Por fim, vale mencionar o grupo “Alimentação e bebidas” (0,12p.p.), que segue pressionado, mas cuja contribuição foi ultrapassada por aquelas de transportes e educação.

O câmbio continua pressionando a inflação, que não cede apesar de baixas sazonais que começam a aparecer.

O preço internacional das commodities continua alto, e o câmbio continua depreciado (projetamos um câmbio médio para ano de R$ 5,25/US$ se não houver deterioração no cenário político brasileiro).

A transmissão dessas pressões para os grãos e derivados e proteínas continuará a se fazer sentir no IPCA.

A esperada queda de preços de bens in natura e arroz deve atenuar essa pressão, mas o grupo “Alimentação no domicílio” deve, ainda assim, variar 4,5% em 2021, com o risco de chegar até 6% se o mercado internacional de grão continuar com demanda alta e quebras de safras.

Olhando à frente, nossas projeções para o IPCA de fevereiro e março são 0,66% e 0,40%, respectivamente. Dessa forma, esperamos IPCA acumulado de 1,3% no primeiro trimestre do ano.

No ano, mantemos nossa projeção de IPCA para 2021 em 3,9%, revisada na semana passada.

A pressão no curto prazo é explicada pela aceleração em combustível de veículo, seguindo os reajustes recentes de preços nas refinarias pela Petrobras.

Adicionalmente, esperamos mudança da bandeira tarifária de amarela para verde em março, apesar de não excluir a sua manutenção, o que pode elevar a projeção do mês em 0,10 p.p., com queda correspondente no mês de abril.

Alta do IGP-M

A pressão cambial também tem influenciado os preços dos produtos industriais. O IGP-M de fevereiro (alta de 2,53% sobre janeiro, acumulando avanço de 5,17% no ano) corrobora a nossa visão do efeito da elevação dos custos para os bens industrializados.

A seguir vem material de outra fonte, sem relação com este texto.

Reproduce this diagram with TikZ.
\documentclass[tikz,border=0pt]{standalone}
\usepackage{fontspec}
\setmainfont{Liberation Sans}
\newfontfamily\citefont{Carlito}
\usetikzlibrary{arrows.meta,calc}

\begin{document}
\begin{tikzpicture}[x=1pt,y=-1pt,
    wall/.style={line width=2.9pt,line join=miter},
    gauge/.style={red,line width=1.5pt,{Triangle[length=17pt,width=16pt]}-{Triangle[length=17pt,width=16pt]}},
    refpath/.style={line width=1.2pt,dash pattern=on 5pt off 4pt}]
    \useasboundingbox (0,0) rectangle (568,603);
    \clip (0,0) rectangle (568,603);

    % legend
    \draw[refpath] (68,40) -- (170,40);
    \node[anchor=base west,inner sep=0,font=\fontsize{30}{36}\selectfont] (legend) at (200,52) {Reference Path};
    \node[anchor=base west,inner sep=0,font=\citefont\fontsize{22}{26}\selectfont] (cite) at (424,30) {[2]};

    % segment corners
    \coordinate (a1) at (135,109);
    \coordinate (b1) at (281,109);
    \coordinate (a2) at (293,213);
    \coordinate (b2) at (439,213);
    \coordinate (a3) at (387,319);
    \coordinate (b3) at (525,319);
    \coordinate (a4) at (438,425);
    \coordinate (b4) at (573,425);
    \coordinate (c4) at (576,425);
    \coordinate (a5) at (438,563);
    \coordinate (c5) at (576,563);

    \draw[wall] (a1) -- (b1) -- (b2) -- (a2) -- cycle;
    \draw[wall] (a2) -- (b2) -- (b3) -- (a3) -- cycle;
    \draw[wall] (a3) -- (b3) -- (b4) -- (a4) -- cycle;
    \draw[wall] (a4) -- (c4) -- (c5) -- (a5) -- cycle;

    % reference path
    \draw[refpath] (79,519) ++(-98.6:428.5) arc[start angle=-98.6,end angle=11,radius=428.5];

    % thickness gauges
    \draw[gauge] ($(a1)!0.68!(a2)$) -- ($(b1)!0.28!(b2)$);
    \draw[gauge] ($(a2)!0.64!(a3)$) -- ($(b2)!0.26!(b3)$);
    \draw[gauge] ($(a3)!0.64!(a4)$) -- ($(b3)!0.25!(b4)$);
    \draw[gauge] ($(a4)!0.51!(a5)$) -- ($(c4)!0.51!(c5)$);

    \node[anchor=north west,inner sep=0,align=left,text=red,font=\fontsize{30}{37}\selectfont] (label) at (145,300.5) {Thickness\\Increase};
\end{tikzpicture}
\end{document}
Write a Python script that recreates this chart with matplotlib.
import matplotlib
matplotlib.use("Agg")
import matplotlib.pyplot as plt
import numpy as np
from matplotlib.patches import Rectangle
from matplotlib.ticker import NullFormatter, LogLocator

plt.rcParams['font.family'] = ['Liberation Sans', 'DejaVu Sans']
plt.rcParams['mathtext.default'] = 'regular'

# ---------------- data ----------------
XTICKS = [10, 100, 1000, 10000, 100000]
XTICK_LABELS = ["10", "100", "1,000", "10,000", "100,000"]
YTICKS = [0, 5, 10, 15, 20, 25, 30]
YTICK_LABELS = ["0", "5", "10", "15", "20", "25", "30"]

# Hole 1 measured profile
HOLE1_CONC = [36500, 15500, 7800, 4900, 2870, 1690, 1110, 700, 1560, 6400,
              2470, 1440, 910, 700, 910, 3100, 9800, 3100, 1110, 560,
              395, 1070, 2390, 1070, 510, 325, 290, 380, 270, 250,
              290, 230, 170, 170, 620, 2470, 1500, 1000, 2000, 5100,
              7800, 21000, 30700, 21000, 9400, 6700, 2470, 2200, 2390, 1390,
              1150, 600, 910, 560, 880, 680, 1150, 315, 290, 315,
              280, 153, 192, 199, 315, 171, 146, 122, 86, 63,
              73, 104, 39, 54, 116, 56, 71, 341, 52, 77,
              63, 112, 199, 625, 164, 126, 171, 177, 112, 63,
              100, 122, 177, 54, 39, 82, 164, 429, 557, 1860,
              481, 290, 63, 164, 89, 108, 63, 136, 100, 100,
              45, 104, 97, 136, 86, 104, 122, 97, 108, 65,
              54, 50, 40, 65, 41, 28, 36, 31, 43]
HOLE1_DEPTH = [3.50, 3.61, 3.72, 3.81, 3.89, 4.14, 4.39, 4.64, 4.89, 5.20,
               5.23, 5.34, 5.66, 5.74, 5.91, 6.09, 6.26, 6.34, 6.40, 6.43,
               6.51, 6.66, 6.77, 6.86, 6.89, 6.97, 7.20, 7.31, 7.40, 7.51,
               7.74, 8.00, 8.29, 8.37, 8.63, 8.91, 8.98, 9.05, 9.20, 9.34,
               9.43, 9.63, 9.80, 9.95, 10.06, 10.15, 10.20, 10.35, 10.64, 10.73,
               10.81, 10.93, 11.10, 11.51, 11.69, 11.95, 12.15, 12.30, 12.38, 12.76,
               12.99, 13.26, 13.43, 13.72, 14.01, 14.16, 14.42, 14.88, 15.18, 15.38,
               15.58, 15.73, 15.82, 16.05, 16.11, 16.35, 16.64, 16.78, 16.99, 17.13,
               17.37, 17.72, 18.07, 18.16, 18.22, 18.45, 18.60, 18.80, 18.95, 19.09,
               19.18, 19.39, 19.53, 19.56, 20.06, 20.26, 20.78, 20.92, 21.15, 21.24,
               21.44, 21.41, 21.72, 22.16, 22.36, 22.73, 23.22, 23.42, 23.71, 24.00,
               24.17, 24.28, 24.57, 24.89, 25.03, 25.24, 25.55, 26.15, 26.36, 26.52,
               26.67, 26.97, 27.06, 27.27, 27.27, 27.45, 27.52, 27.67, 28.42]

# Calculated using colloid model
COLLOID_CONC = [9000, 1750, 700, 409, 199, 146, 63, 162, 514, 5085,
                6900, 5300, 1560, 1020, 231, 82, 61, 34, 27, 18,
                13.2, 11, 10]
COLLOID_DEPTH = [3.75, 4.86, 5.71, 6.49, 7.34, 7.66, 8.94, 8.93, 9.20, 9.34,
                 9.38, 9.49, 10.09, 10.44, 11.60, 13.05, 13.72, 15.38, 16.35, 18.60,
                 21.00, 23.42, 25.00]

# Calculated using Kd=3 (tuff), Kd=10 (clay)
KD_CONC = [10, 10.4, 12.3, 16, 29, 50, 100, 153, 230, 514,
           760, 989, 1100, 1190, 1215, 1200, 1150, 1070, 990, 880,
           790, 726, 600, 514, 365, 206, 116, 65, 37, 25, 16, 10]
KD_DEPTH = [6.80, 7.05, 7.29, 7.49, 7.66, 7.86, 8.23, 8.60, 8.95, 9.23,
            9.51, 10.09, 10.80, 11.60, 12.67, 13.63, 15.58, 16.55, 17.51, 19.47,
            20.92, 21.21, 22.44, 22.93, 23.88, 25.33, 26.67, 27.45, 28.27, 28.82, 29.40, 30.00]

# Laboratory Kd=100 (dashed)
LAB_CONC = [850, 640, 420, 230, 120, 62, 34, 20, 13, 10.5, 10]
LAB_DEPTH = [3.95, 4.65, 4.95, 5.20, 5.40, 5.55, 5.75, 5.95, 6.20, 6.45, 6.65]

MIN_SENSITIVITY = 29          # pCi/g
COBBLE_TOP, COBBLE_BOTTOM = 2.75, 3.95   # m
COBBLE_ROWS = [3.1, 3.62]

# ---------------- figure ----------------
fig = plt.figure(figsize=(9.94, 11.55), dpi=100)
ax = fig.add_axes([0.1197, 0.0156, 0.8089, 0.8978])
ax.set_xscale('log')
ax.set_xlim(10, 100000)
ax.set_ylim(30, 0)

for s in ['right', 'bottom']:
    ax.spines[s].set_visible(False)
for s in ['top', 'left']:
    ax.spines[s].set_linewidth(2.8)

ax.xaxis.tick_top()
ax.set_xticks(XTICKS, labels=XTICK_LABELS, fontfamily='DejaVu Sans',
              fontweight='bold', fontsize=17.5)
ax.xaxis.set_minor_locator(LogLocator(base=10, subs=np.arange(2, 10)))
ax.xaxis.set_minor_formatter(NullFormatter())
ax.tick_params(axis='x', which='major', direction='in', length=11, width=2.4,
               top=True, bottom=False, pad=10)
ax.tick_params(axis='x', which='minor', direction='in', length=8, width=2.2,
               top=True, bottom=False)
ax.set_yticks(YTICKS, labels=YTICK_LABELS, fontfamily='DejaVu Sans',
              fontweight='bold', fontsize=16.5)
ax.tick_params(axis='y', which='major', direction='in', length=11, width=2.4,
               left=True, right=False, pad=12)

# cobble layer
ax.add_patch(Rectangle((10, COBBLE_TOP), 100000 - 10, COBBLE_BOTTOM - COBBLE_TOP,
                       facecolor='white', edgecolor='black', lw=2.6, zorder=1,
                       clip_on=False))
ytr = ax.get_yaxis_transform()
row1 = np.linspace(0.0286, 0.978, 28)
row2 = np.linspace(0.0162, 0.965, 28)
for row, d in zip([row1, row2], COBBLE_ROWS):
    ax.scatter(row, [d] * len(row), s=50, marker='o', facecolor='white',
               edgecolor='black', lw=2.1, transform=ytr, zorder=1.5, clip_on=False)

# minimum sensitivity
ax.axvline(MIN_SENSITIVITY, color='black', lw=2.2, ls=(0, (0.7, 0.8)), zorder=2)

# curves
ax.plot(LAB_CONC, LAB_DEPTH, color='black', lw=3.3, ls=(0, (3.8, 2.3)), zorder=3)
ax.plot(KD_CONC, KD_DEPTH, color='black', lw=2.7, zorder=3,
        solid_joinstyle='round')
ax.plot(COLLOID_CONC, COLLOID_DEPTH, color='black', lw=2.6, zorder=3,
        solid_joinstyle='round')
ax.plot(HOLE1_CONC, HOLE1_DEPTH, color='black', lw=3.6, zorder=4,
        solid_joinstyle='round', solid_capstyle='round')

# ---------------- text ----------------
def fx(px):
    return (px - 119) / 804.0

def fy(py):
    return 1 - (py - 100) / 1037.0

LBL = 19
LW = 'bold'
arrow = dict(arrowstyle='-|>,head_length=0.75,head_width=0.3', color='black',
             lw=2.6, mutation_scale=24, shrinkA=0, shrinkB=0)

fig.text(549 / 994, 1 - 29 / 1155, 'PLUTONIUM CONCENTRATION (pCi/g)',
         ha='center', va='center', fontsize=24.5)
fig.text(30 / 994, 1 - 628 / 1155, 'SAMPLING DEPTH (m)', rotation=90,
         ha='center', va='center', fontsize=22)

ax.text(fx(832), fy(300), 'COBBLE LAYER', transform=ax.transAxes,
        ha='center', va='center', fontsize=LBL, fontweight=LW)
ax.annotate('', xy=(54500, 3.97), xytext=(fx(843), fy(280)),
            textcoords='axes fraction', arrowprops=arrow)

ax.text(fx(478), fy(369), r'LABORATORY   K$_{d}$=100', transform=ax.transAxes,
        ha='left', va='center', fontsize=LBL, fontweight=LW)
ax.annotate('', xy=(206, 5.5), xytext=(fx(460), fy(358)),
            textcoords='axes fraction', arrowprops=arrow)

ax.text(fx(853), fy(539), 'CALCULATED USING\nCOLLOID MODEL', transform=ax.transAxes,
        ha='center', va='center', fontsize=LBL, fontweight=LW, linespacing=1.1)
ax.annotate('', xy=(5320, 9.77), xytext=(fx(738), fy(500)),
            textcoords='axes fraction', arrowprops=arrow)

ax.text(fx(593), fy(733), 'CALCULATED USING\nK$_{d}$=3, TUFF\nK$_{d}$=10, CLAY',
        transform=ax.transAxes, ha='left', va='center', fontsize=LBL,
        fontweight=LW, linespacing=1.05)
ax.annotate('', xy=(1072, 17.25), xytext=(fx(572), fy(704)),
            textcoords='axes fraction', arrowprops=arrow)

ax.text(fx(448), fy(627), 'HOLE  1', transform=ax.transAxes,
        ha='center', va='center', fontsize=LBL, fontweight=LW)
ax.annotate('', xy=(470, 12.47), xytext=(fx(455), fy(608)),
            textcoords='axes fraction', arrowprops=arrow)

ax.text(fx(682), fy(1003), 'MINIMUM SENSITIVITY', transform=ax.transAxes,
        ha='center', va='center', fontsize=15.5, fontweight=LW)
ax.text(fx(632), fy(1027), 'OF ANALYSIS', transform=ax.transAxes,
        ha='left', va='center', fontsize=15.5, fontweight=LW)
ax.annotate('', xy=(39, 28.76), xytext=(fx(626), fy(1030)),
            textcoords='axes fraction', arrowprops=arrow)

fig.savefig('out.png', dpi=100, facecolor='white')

O IPA, indicador de maior peso do IGP-M (60%), registrou alta de 3,28% em fevereiro, muito próxima da de janeiro (+3,38%), mas com maior difusão, isto é, com aumento em maior número de itens da cesta.

As medidas subjacentes de serviços e da média dos núcleos recuaram de 0,75% e 0,65% para 0,37% e 0,47%, respectivamente. Isso se refletiu na desaceleração da média móvel de 3 meses anualizada, que o Banco Central vem acompanhando com cuidado, não obstante a aceleração da média móvel dos preços dos bens industriais.